**Task statement**
Read the listing and extract each line that includes the word "matplotlib".

**Information shown**

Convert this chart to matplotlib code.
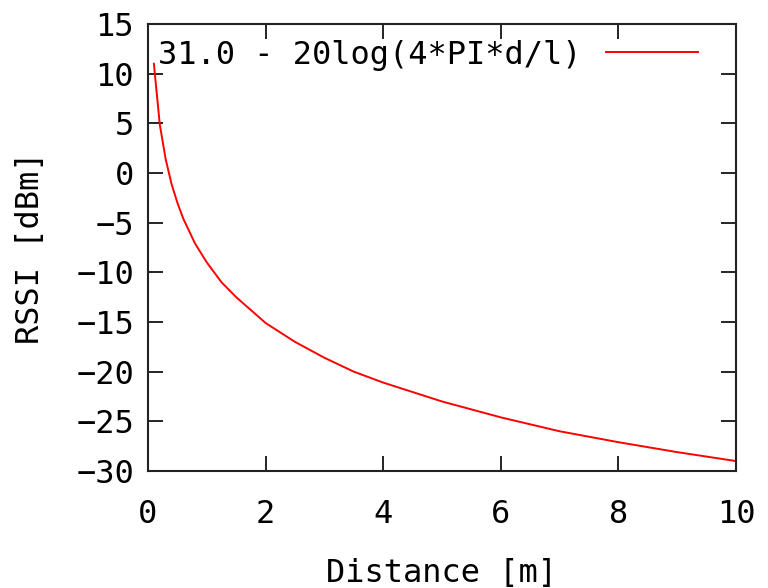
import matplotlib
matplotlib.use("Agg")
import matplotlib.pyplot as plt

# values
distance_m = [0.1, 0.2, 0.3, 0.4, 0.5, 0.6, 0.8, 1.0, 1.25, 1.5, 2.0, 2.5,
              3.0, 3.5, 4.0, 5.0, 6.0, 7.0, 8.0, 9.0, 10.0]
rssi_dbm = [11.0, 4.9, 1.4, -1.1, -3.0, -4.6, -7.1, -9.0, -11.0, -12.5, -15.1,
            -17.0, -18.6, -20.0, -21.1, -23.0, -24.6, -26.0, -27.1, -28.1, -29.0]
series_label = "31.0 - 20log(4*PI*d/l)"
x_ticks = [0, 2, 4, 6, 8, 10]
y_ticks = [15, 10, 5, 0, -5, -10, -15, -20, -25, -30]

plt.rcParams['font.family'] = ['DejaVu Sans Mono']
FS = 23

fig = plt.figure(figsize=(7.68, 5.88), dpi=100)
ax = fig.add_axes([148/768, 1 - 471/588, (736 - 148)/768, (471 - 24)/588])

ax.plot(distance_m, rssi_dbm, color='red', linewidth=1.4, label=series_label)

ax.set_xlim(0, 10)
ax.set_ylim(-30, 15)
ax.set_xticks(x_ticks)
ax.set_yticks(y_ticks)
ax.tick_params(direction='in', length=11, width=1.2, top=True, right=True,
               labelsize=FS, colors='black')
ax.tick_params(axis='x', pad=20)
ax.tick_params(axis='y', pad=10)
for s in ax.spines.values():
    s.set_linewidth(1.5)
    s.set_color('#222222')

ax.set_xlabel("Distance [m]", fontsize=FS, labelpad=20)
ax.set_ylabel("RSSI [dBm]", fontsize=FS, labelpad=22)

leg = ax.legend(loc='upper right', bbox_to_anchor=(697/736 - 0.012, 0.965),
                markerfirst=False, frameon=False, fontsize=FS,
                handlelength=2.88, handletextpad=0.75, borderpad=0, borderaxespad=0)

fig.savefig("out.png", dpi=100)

**Full output**
Convert this chart to matplotlib code.
import matplotlib
matplotlib.use("Agg")
import matplotlib.pyplot as plt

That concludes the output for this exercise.